Climate protestors descended upon Manhattan on Sunday to vent their frustrations about a world they don’t understand. On display at the People’s Climate March were ideology and idealism conspiring at the expense of common sense.
Some protesters called for “criminal penalties” against companies that use hydraulic fracturing (or “fracking”) to harvest natural gas from shale formations. Fracking is what is making it possible for America to transition away from carbon-heavy coal-powered electricity, which is something environmentalists also demand. But promoting self-defeating policies comes naturally to many of them.
In short, they demand a world that doesn’t work — one in which jobs are artificially scarce, the poor go hungry, and the developing world stops developing.


Holder resigns
The Los Angeles Times

With Atty. Gen. Eric H. Holder Jr.’s resignation, President Obama faces the loss of someone who is not just a legal advisor and Cabinet member.
Holder is the first African American ever to serve as attorney general, and he got the job, of course, from the first African American president. Almost from the first moments of the administration, however, the president has skittered around fractious conversations of race while Holder has engaged them squarely, if not always skillfully.

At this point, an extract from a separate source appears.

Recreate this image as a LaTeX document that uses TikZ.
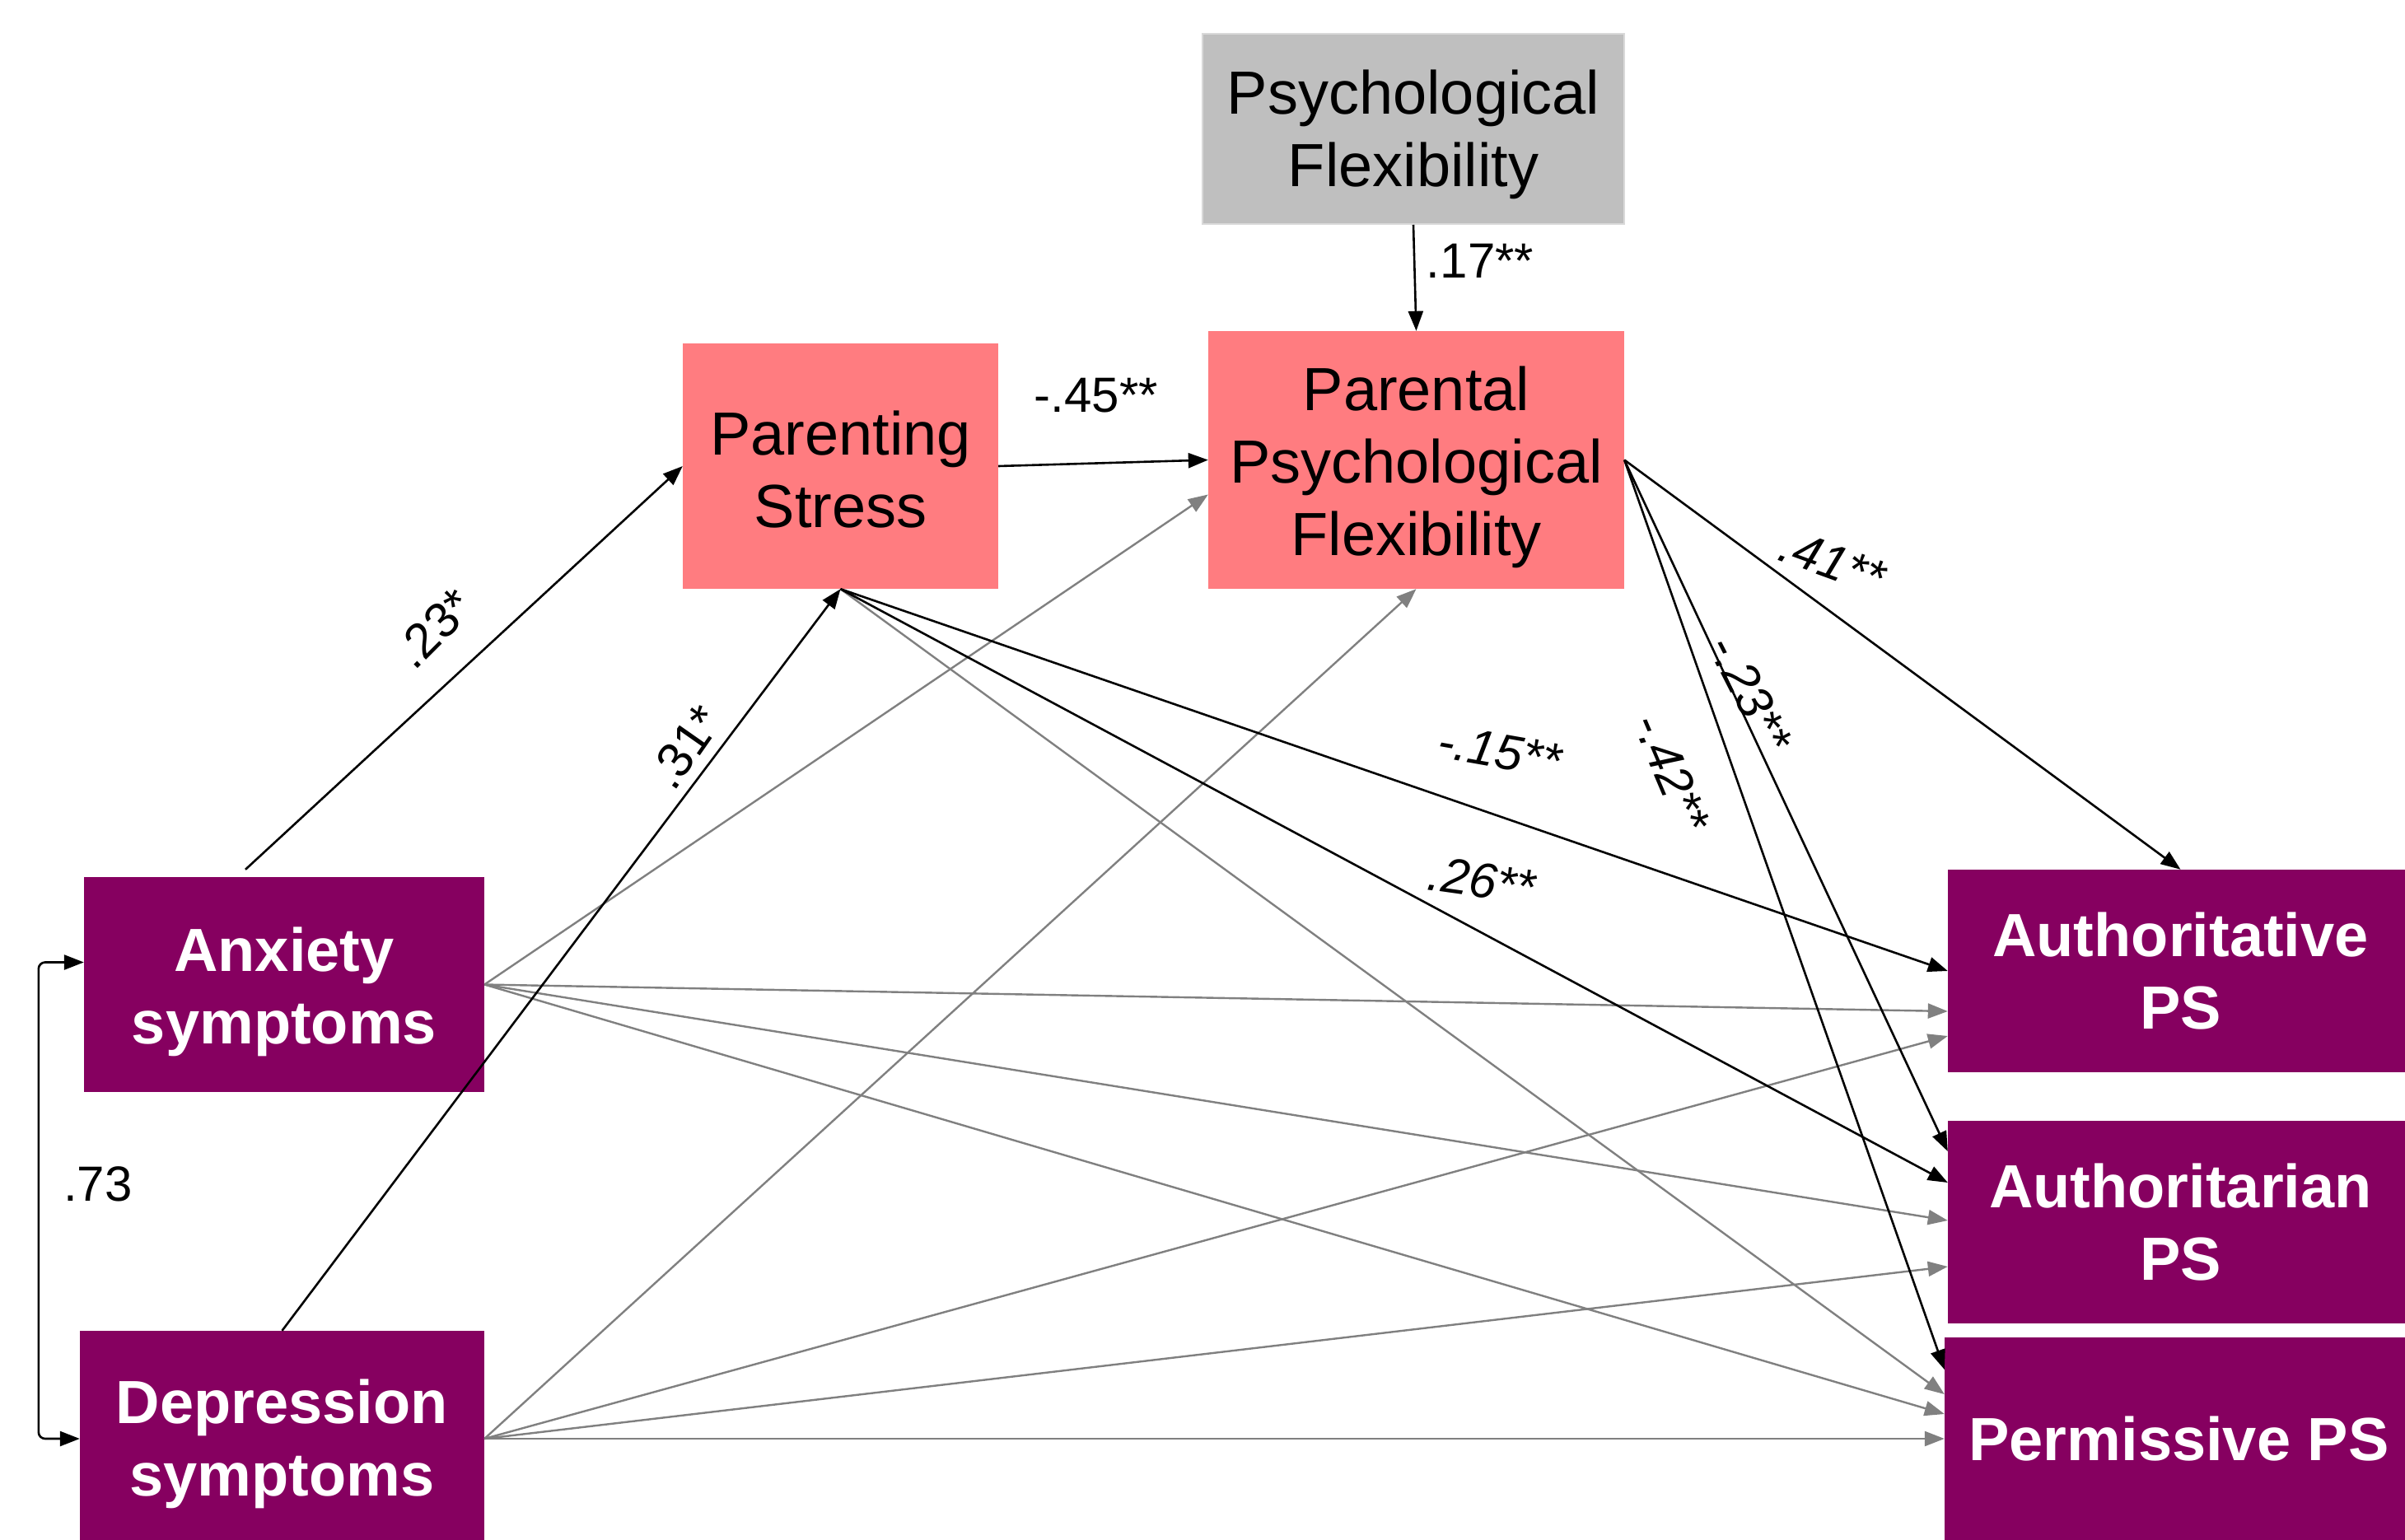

Among other things, he has defended embattled voting rights, pressed hard for marriage equality and initiated an important overhaul of federal drug sentencing laws.
There were plenty of disappointments during the Holder years. He tried to put Khalid Shaikh Mohammed on trial in New York, then pulled back in the face of congressional opposition. He tiptoed around the financial crisis, led overzealous attempts to punish officials who leaked to journalists and was held in contempt of Congress for refusing to cooperate with an investigation of gun trafficking at the border. Holder’s close relationship with Obama — they often vacation together — fueled suspicion among their critics that the attorney general has failed to vigorously pursue allegations of governmental wrongdoing, from the gun trafficking case to the claim that the IRS targeted conservative groups.